**Exercise directions:**
Starting from the top of the material, restate each line exactly until the line that contains "plt.rcParams['font.weight'] = 'bold'", which is also copied. Pictures are excluded.

-- start Provided information --

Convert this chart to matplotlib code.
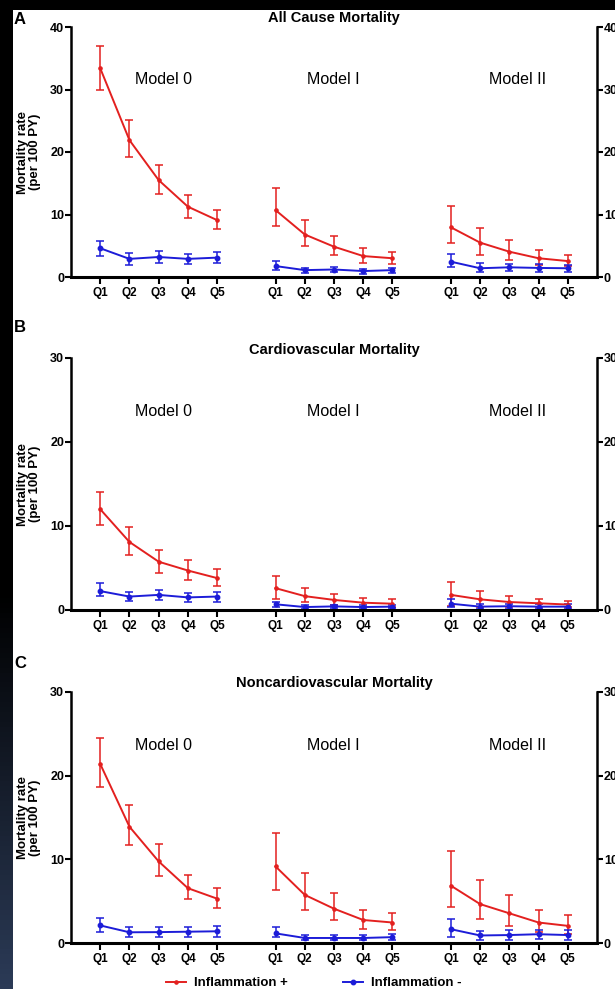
import numpy as np
import matplotlib.pyplot as plt
from matplotlib.patches import Rectangle
from matplotlib.lines import Line2D

plt.rcParams['font.family'] = ['Liberation Sans', 'DejaVu Sans']
plt.rcParams['font.weight'] = 'bold'

'''data'''
quintiles = ['Q1', 'Q2', 'Q3', 'Q4', 'Q5']
models = ['Model 0', 'Model I', 'Model II']
panel_tags = ['A', 'B', 'C']
titles = ['All Cause Mortality', 'Cardiovascular Mortality', 'Noncardiovascular Mortality']
y_tops = [40, 30, 30]

# A: all cause (Model 0, Model I, Model II x Q1..Q5)
a_pos = [33.4, 21.9, 15.5, 11.25, 9.1, 10.7, 6.8, 4.85, 3.35, 3.0, 7.95, 5.5, 4.05, 3.0, 2.55]
a_pos_lo = [30.0, 19.2, 13.3, 9.5, 7.7, 8.1, 5.0, 3.5, 2.2, 2.1, 5.5, 3.5, 2.7, 1.9, 1.75]
a_pos_hi = [36.9, 25.1, 17.9, 13.2, 10.7, 14.2, 9.1, 6.6, 4.6, 4.05, 11.4, 7.9, 5.9, 4.4, 3.6]
a_neg = [4.6, 2.9, 3.2, 2.9, 3.1, 1.75, 1.1, 1.2, 0.95, 1.1, 2.45, 1.4, 1.55, 1.45, 1.4]
a_neg_lo = [3.4, 2.0, 2.3, 2.1, 2.2, 1.2, 0.7, 0.8, 0.55, 0.7, 1.6, 0.85, 0.95, 0.85, 0.8]
a_neg_hi = [5.8, 3.8, 4.1, 3.7, 4.0, 2.6, 1.5, 1.6, 1.35, 1.5, 3.7, 2.2, 2.15, 2.05, 2.0]

# B: cardiovascular
b_pos = [12.0, 8.1, 5.75, 4.7, 3.8, 2.6, 1.65, 1.2, 0.87, 0.75, 1.8, 1.27, 0.95, 0.8, 0.65]
b_pos_lo = [10.1, 6.5, 4.45, 3.6, 2.85, 1.3, 1.0, 0.6, 0.4, 0.35, 0.5, 0.4, 0.3, 0.3, 0.3]
b_pos_hi = [14.1, 9.9, 7.1, 5.9, 4.85, 4.0, 2.65, 1.85, 1.47, 1.27, 3.3, 2.3, 1.65, 1.35, 1.1]
b_neg = [2.25, 1.6, 1.8, 1.5, 1.6, 0.68, 0.35, 0.43, 0.35, 0.4, 0.75, 0.4, 0.45, 0.4, 0.4]
b_neg_lo = [1.65, 1.05, 1.2, 0.95, 1.0, 0.4, 0.15, 0.2, 0.15, 0.2, 0.35, 0.12, 0.15, 0.12, 0.12]
b_neg_hi = [3.2, 2.2, 2.4, 2.05, 2.2, 1.0, 0.55, 0.65, 0.55, 0.6, 1.35, 0.7, 0.75, 0.7, 0.7]

# C: noncardiovascular
c_pos = [21.4, 13.9, 9.75, 6.55, 5.3, 9.15, 5.75, 4.1, 2.75, 2.45, 6.85, 4.65, 3.55, 2.45, 2.05]
c_pos_lo = [18.65, 11.75, 8.0, 5.2, 4.2, 6.35, 3.9, 2.75, 1.65, 1.55, 4.35, 2.9, 2.05, 1.35, 1.1]
c_pos_hi = [24.5, 16.5, 11.85, 8.15, 6.55, 13.2, 8.35, 6.0, 4.0, 3.55, 11.0, 7.55, 5.7, 3.95, 3.35]
c_neg = [2.1, 1.28, 1.3, 1.35, 1.4, 1.15, 0.6, 0.6, 0.6, 0.7, 1.65, 0.9, 0.95, 1.05, 0.95]
c_neg_lo = [1.35, 0.7, 0.7, 0.75, 0.75, 0.7, 0.3, 0.3, 0.3, 0.35, 0.75, 0.4, 0.4, 0.5, 0.4]
c_neg_hi = [3.0, 1.9, 1.9, 1.95, 2.05, 1.9, 0.95, 0.95, 0.95, 1.05, 2.9, 1.45, 1.5, 1.6, 1.5]

panels = [
    (a_pos, a_pos_lo, a_pos_hi, a_neg, a_neg_lo, a_neg_hi),
    (b_pos, b_pos_lo, b_pos_hi, b_neg, b_neg_lo, b_neg_hi),
    (c_pos, c_pos_lo, c_pos_hi, c_neg, c_neg_lo, c_neg_hi),
]

RED = '#e3201f'
BLUE = '#1c1cd8'

'''figure + background'''
fig = plt.figure(figsize=(6.15, 9.89), dpi=100)
fig.patch.set_facecolor('black')
fig.add_artist(Rectangle((13 / 615, 0), 1 - 13 / 615, 1 - 10 / 989, transform=fig.transFigure,
                         facecolor='white', edgecolor='none', zorder=0))

# dark strip on the left, fading to blue-grey at the bottom
gax = fig.add_axes([0, 0, 13 / 615, 1])
t = np.clip((np.linspace(0, 1, 200) - 0.6) / 0.4, 0, 1)
grad = t[:, None, None] * np.array([0.17, 0.23, 0.34])[None, None, :]
gax.imshow(grad, aspect='auto', extent=[0, 1, 0, 1])
gax.axis('off')

positions = [
    [71 / 615, 712 / 989, 526 / 615, 250 / 989],
    [71 / 615, 379 / 989, 526 / 615, 252 / 989],
    [71 / 615, 46 / 989, 526 / 615, 251 / 989],
]
title_y = [1.036, 1.03, 1.034]
tag_y = [19, 328, 663]

x = np.concatenate([np.arange(5) + 6 * g for g in range(3)])
model_x = [2.16, 7.98, 14.28]

'''plotting'''
for i, (pos, pos_lo, pos_hi, neg, neg_lo, neg_hi) in enumerate(panels):
    ax = fig.add_axes(positions[i])
    ax.patch.set_alpha(0)
    pos, pos_lo, pos_hi = np.array(pos), np.array(pos_lo), np.array(pos_hi)
    neg, neg_lo, neg_hi = np.array(neg), np.array(neg_lo), np.array(neg_hi)
    for g in range(3):
        s = slice(5 * g, 5 * g + 5)
        ax.errorbar(x[s], pos[s], yerr=[pos[s] - pos_lo[s], pos_hi[s] - pos[s]],
                    color=RED, lw=1.4, elinewidth=1.1, capsize=3, capthick=1.1,
                    marker='o', ms=2.3, clip_on=False)
        ax.errorbar(x[s], neg[s], yerr=[neg[s] - neg_lo[s], neg_hi[s] - neg[s]],
                    color=BLUE, lw=1.4, elinewidth=1.1, capsize=3, capthick=1.1,
                    marker='o', ms=3.2, clip_on=False)
        ax.text(model_x[g], y_tops[i] * 0.788, models[g], ha='center', va='center',
                fontsize=11.5, fontweight='normal')

    ax.set_xlim(-1, 17)
    ax.set_ylim(0, y_tops[i])
    ax.set_xticks(x)
    ax.set_xticklabels(quintiles * 3)
    ax.set_yticks(np.arange(0, y_tops[i] + 1, 10))
    ax.spines['top'].set_visible(False)
    for side in ['left', 'right']:
        ax.spines[side].set_linewidth(1.8)
    ax.spines['bottom'].set_linewidth(2.2)
    ax.tick_params(axis='y', direction='out', length=4, width=1.5, pad=1, labelsize=9,
                   right=True, labelright=True)
    ax.tick_params(axis='x', direction='out', length=5, width=1.5, pad=2, labelsize=8.5)

    ax.text(0.5, title_y[i], titles[i], transform=ax.transAxes, ha='center', va='center',
            fontsize=10.5, fontweight='bold')
    ax.text(-0.08, 0.5, 'Mortality rate\n(per 100 PY)', transform=ax.transAxes, rotation=90,
            ha='center', va='center', multialignment='center', fontsize=9.5, linespacing=1.0)
    fig.text(20 / 615, 1 - tag_y[i] / 989, panel_tags[i], ha='center', va='center',
             fontsize=12, fontweight='bold')

handles = [Line2D([], [], color=RED, lw=1.4, marker='o', ms=2.3),
           Line2D([], [], color=BLUE, lw=1.4, marker='o', ms=3.2)]
fig.legend(handles, ['Inflammation +', 'Inflammation -'], loc='center',
           bbox_to_anchor=(0.51, 0.006), ncol=2, frameon=False, fontsize=9.5,
           handlelength=1.5, handletextpad=0.6, columnspacing=4.2)

plt.savefig('out.png', dpi=100, facecolor=fig.get_facecolor())
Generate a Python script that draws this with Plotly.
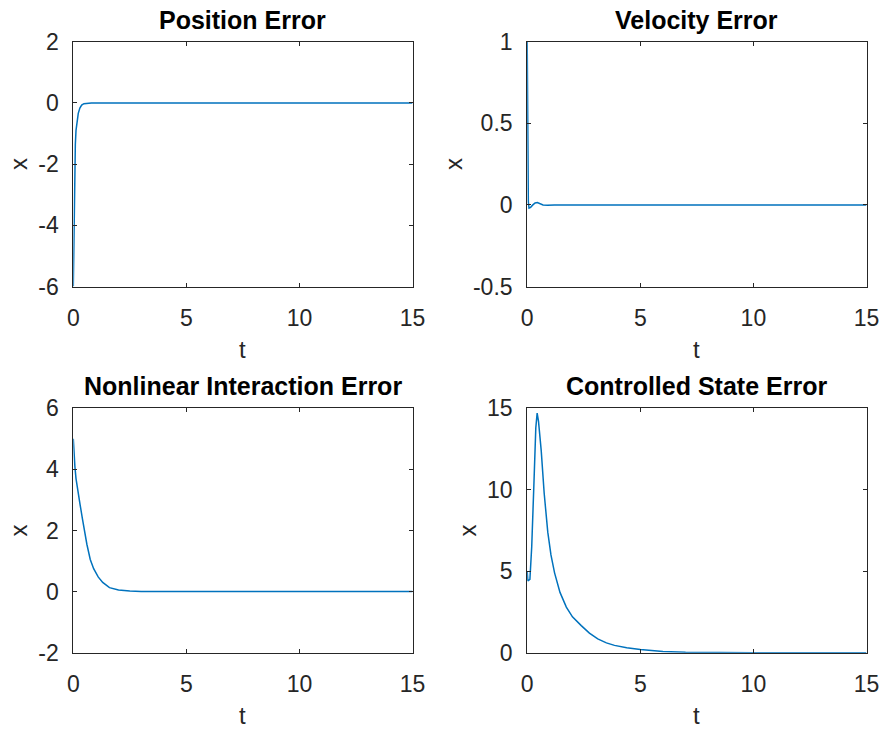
import plotly.graph_objects as go

# ---- data ----
pos_t = [0, 0.015, 0.03, 0.045, 0.06, 0.09, 0.12, 0.16, 0.22, 0.29, 0.37, 0.47, 0.6, 0.8, 1.0, 15]
pos_x = [-6.0, -4.9, -4.0, -2.9, -2.0, -1.35, -0.9, -0.6, -0.34, -0.17, -0.07, -0.025, -0.008, -0.002, 0, 0]

vel_t = [0, 0.02, 0.05, 0.08, 0.15, 0.25, 0.35, 0.45, 0.55, 0.7, 0.9, 1.2, 15]
vel_x = [1.0, 0.45, 0.02, -0.02, -0.015, 0.0, 0.012, 0.015, 0.008, 0.0, -0.002, 0, 0]

nl_t = [0, 0.03, 0.07, 0.12, 0.2, 0.3, 0.4, 0.5, 0.6, 0.75, 0.9, 1.1, 1.3, 1.6, 2.0, 2.5, 3.0, 4.0, 15]
nl_x = [5.0, 4.5, 4.1, 3.7, 3.25, 2.85, 2.4, 1.95, 1.55, 1.05, 0.75, 0.48, 0.3, 0.13, 0.05, 0.02, 0.005, 0, 0]

cs_t = [0, 0.03, 0.12, 0.2, 0.3, 0.38, 0.44, 0.5, 0.62, 0.75, 0.91, 1.05, 1.21, 1.45, 1.73, 2.0,
        2.39, 2.75, 3.12, 3.5, 3.86, 4.4, 5.0, 6.0, 7.0, 8.0, 10.0, 15.0]
cs_x = [5.0, 4.4, 4.5, 6.5, 10.5, 13.8, 14.7, 14.2, 12.4, 9.8, 7.4, 6.0, 4.9, 3.7, 2.8, 2.2,
        1.66, 1.2, 0.85, 0.6, 0.45, 0.3, 0.2, 0.08, 0.03, 0.01, 0.0, 0.0]

titles = ["Position Error", "Velocity Error", "Nonlinear Interaction Error", "Controlled State Error"]
x_ticks = [0, 5, 10, 15]
y_ticks = [[-6, -4, -2, 0, 2], [-0.5, 0, 0.5, 1], [-2, 0, 2, 4, 6], [0, 5, 10, 15]]
y_tick_text = [["-6", "-4", "-2", "0", "2"], ["-0.5", "0", "0.5", "1"],
               ["-2", "0", "2", "4", "6"], ["0", "5", "10", "15"]]
y_ranges = [[-6, 2], [-0.5, 1], [-2, 6], [0, 15]]

W, H = 885, 731
# pixel boxes (left, right, top, bottom)
boxes = [(73.3, 412.5, 41.7, 286.5), (527.2, 866.5, 41.7, 286.5),
         (73.3, 412.5, 408.3, 652.7), (527.2, 866.5, 408.3, 652.7)]

LINE = "#0072BD"
AX = "#262626"
FONT = "Liberation Sans"

fig = go.Figure()
series = [(pos_t, pos_x), (vel_t, vel_x), (nl_t, nl_x), (cs_t, cs_x)]
annotations = []
for i, ((t, x), (l, r, tp, bt)) in enumerate(zip(series, boxes)):
    n = "" if i == 0 else str(i + 1)
    fig.add_trace(go.Scatter(x=t, y=x, mode="lines", line=dict(color=LINE, width=1.5),
                             xaxis="x" + n, yaxis="y" + n, showlegend=False,
                             hoverinfo="skip"))
    common = dict(showline=True, linecolor=AX, linewidth=1, mirror="ticks",
                  ticks="inside", ticklen=4, tickcolor=AX, showgrid=False,
                  zeroline=False, automargin=False,
                  tickfont=dict(family=FONT, size=23, color=AX))
    fig.update_layout(**{
        "xaxis" + n: dict(domain=[l / W, r / W], range=[0, 15], tickvals=x_ticks,
                          anchor="y" + n, ticklabelstandoff=11, **common),
        "yaxis" + n: dict(domain=[1 - bt / H, 1 - tp / H], range=y_ranges[i],
                          tickvals=y_ticks[i], ticktext=y_tick_text[i],
                          anchor="x" + n, ticklabelstandoff=9, **common),
    })
    cx = (l + r) / 2
    annotations.append(dict(text="<b>" + titles[i] + "</b>", x=cx / W, y=1 - (tp - 22) / H,
                            xref="paper", yref="paper", showarrow=False,
                            xanchor="center", yanchor="middle",
                            font=dict(family=FONT, size=25, color="black")))
    annotations.append(dict(text="t", x=cx / W, y=1 - (bt + 63) / H,
                            xref="paper", yref="paper", showarrow=False,
                            xanchor="center", yanchor="middle",
                            font=dict(family=FONT, size=24, color=AX)))
    xl = [18, 453, 18, 467][i]
    annotations.append(dict(text="x", x=xl / W, y=1 - ((tp + bt) / 2) / H,
                            xref="paper", yref="paper", showarrow=False,
                            xanchor="center", yanchor="middle", textangle=-90,
                            font=dict(family=FONT, size=24, color=AX)))

fig.update_layout(template="none", width=W, height=H,
                  margin=dict(l=0, r=0, t=0, b=0, pad=0, autoexpand=False),
                  plot_bgcolor="white", paper_bgcolor="white",
                  annotations=annotations)

post = ("document.body.style.margin='0';document.body.style.overflow='hidden';")
fig.write_html("out.html", post_script=post,
               config={"displayModeBar": False, "responsive": False})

-- end Provided information --

**Output:**
Convert this chart to matplotlib code.
import numpy as np
import matplotlib.pyplot as plt
from matplotlib.patches import Rectangle
from matplotlib.lines import Line2D

plt.rcParams['font.family'] = ['Liberation Sans', 'DejaVu Sans']
plt.rcParams['font.weight'] = 'bold'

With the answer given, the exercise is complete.